● Task goal
Reproduce the listing word for word, leaving every picture behind.

● Material
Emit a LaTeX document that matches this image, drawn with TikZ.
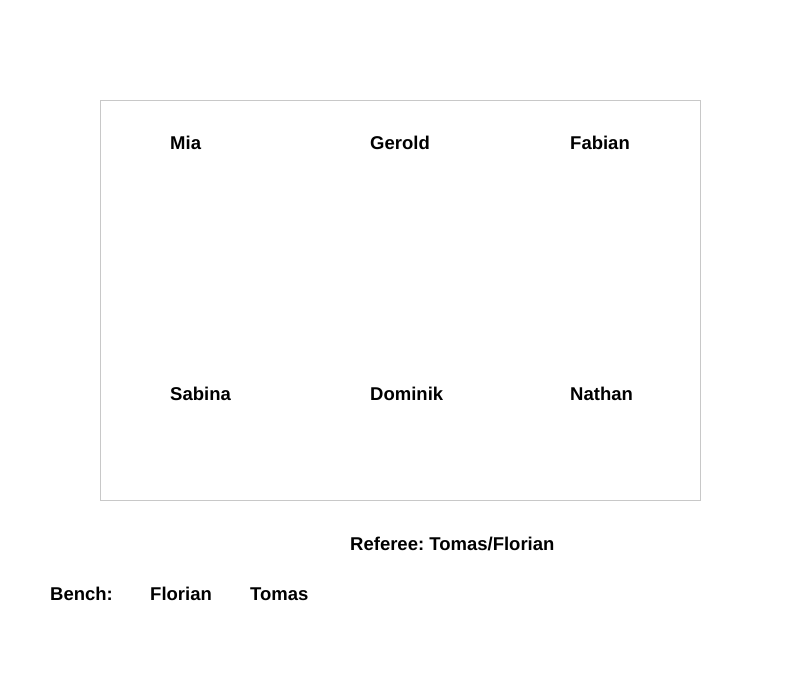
\documentclass[tikz,border=0pt]{standalone}
\usepackage{fontspec}
\setmainfont{Liberation Sans}
\usepackage{tikz}
\usetikzlibrary{positioning}
\definecolor{feldrand}{RGB}{200,200,200}
\tikzset{spieler/.style={anchor=base west,inner sep=0pt,font=\fontsize{18.5}{20}\selectfont\bfseries}}
\frenchspacing

\begin{document}
\begin{tikzpicture}[x=1pt,y=-1pt]
			\useasboundingbox (0,0) rectangle (800,700);
			\draw [feldrand,line width=1pt] (100.5,100.5) rectangle (700.5,500.5);
			\node[spieler] (mia) at (170,150) {Mia};
			\node[spieler] (gerold) at (370,150) {Gerold};
			\node[spieler] (fabian) at (570,150) {Fabian};
			\node[spieler] (sabina) at (170,400) {Sabina};
			\node[spieler] (dominik) at (370,400) {Dominik};
			\node[spieler] (nathan) at (570,400) {Nathan};
			\node[spieler] (referee) at (350,550) {Referee: Tomas/Florian};
			\node[spieler] (bench) at (50,600) {Bench:};
			\node[spieler] (florian) at (150,600) {Florian};
			\node[spieler] (tomas) at (250,600) {Tomas};
		\end{tikzpicture}
\end{document}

● Response to this task
Emit a LaTeX document that matches this image, drawn with TikZ.
\documentclass[tikz,border=0pt]{standalone}
\usepackage{fontspec}
\setmainfont{Liberation Sans}
\usepackage{tikz}
\usetikzlibrary{positioning}
\definecolor{feldrand}{RGB}{200,200,200}
\tikzset{spieler/.style={anchor=base west,inner sep=0pt,font=\fontsize{18.5}{20}\selectfont\bfseries}}
\frenchspacing

\begin{document}
\begin{tikzpicture}[x=1pt,y=-1pt]
			\useasboundingbox (0,0) rectangle (800,700);
			\draw [feldrand,line width=1pt] (100.5,100.5) rectangle (700.5,500.5);
			\node[spieler] (mia) at (170,150) {Mia};
			\node[spieler] (gerold) at (370,150) {Gerold};
			\node[spieler] (fabian) at (570,150) {Fabian};
			\node[spieler] (sabina) at (170,400) {Sabina};
			\node[spieler] (dominik) at (370,400) {Dominik};
			\node[spieler] (nathan) at (570,400) {Nathan};
			\node[spieler] (referee) at (350,550) {Referee: Tomas/Florian};
			\node[spieler] (bench) at (50,600) {Bench:};
			\node[spieler] (florian) at (150,600) {Florian};
			\node[spieler] (tomas) at (250,600) {Tomas};
		\end{tikzpicture}
\end{document}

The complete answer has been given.